**Exercise aim:**
Read the material below. Count the lines containing "Clone" and give that count alone.
########
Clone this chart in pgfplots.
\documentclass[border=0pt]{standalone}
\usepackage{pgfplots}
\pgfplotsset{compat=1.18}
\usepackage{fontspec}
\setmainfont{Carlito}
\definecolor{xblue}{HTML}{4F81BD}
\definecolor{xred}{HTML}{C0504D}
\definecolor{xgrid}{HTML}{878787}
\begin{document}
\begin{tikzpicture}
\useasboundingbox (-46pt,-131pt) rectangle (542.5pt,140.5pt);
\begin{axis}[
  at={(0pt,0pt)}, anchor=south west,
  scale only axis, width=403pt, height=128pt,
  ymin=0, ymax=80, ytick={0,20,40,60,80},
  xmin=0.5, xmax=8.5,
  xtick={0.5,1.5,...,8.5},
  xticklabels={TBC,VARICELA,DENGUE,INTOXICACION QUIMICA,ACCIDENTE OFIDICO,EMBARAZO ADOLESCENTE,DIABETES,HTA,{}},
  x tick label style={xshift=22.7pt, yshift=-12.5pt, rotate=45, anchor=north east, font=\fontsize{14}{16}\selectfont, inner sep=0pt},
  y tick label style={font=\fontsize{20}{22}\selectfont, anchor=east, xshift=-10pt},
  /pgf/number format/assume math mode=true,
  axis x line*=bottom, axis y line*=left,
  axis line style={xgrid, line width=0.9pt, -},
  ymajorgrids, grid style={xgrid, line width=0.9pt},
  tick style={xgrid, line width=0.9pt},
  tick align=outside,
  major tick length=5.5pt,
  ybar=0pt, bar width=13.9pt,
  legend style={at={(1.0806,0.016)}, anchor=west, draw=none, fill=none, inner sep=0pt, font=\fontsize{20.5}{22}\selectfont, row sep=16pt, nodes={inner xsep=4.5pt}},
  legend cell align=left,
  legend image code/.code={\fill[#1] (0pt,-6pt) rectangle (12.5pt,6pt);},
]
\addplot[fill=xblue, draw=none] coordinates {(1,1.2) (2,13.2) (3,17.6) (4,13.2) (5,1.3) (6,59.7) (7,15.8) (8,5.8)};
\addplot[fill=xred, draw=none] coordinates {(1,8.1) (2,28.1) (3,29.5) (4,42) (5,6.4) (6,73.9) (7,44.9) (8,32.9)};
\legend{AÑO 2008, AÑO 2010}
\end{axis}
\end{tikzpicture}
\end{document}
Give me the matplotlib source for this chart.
########
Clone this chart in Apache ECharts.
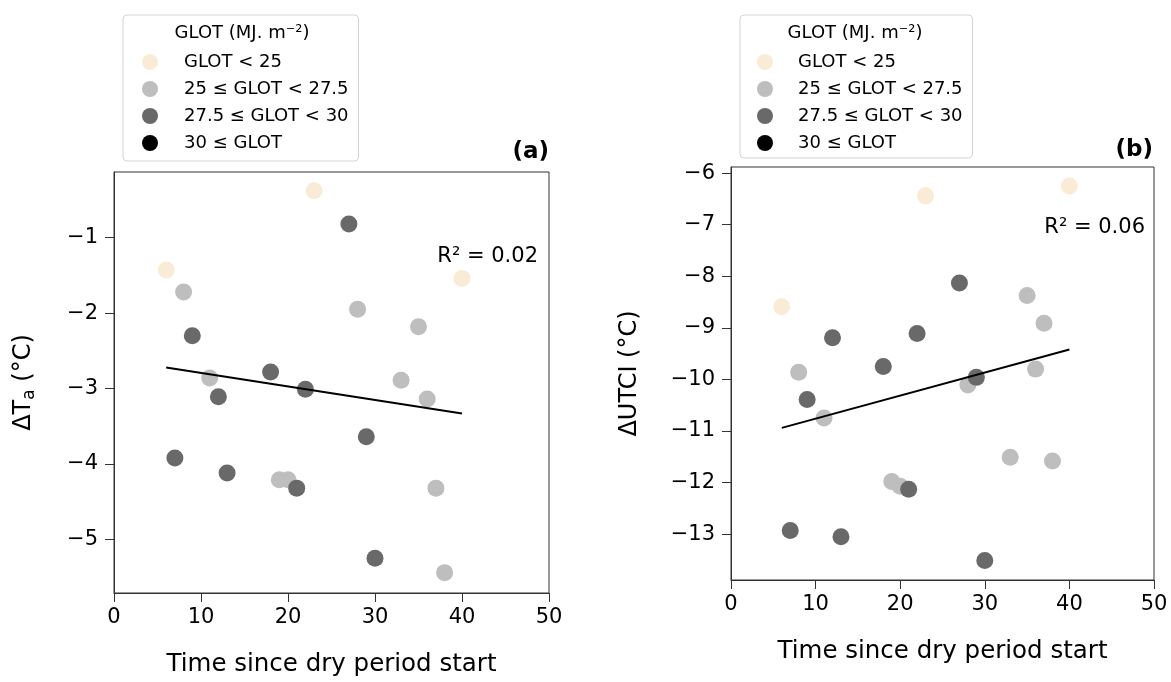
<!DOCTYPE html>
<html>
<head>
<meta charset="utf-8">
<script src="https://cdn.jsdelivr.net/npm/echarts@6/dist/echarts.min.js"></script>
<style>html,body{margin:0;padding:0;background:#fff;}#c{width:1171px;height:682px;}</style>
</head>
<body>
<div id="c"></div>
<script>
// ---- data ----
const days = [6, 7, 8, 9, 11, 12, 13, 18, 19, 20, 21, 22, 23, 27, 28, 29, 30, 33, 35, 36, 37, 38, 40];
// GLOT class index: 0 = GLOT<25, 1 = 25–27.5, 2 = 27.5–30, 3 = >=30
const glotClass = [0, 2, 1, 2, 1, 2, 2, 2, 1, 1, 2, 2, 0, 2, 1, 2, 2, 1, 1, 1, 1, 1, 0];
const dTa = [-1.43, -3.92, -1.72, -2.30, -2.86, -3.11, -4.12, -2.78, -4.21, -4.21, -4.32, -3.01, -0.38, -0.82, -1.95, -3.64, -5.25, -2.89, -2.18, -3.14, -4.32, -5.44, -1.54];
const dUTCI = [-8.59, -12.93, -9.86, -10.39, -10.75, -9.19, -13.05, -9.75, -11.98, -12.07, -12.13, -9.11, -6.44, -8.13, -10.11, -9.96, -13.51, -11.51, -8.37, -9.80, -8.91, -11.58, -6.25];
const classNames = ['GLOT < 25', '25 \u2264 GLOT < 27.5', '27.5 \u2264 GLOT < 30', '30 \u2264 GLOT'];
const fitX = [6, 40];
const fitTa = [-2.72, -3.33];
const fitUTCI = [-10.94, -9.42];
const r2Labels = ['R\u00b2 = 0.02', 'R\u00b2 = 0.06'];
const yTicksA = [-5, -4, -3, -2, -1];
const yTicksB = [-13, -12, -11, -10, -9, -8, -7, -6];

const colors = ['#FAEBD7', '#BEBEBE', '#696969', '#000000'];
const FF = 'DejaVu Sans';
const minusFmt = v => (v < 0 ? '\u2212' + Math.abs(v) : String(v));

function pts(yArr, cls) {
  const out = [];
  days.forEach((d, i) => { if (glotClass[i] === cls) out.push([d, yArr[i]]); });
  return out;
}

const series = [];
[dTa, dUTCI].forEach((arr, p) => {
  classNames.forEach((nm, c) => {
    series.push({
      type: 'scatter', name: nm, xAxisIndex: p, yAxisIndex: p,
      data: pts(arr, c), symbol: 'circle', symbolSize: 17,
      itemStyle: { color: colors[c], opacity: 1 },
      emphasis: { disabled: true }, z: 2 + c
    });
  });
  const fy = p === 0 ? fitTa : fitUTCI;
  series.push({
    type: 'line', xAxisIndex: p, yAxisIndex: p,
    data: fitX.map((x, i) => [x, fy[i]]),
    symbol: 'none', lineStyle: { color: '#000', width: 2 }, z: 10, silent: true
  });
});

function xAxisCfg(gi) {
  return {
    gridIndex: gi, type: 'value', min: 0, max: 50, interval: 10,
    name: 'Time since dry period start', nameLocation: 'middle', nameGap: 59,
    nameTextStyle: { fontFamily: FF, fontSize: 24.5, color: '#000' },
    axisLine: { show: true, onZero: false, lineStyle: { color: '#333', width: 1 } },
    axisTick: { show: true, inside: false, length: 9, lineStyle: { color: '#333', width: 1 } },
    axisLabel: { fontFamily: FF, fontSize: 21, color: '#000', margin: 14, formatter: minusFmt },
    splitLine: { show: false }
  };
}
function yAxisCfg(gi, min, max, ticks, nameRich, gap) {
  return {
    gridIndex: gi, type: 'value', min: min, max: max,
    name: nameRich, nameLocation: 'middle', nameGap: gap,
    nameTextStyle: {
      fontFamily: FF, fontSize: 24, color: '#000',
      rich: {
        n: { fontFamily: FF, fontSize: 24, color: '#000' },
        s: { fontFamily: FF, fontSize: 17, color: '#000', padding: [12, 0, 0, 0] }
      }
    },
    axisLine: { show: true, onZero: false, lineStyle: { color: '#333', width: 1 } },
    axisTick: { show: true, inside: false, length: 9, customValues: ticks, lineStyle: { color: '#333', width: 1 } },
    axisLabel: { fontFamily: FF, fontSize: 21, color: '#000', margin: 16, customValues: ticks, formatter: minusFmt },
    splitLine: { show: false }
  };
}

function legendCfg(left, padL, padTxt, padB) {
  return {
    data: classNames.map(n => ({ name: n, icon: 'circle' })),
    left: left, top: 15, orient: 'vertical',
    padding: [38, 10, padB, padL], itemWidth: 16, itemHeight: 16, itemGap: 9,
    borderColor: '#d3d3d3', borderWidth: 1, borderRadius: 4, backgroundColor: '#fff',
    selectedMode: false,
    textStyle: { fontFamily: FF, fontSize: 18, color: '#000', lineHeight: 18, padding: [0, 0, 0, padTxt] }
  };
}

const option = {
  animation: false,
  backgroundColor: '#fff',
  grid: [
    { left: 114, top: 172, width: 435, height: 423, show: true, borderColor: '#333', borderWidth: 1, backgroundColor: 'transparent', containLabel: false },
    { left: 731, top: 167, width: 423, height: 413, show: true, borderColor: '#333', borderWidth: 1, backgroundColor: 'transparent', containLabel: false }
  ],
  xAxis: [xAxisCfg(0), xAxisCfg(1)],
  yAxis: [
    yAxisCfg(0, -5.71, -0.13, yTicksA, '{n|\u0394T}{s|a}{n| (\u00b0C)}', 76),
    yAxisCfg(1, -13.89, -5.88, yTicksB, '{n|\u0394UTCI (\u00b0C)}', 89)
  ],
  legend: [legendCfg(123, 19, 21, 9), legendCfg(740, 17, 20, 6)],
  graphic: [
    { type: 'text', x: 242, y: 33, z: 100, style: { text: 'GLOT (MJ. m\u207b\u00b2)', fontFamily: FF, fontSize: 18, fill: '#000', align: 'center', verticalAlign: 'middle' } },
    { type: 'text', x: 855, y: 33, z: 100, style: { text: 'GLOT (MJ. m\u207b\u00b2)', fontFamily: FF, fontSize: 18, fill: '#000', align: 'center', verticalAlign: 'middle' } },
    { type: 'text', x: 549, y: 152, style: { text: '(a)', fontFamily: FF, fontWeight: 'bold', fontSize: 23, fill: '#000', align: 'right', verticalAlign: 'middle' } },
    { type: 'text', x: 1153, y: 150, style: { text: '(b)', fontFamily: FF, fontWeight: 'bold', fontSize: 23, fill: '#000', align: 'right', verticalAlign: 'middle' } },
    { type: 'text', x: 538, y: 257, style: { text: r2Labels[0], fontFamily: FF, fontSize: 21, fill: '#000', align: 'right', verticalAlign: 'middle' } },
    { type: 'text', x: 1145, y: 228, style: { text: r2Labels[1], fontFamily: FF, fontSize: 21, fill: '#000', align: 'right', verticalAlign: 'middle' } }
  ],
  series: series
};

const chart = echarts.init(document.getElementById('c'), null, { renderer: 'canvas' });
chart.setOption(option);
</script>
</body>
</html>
########
**Solution for this task:**
2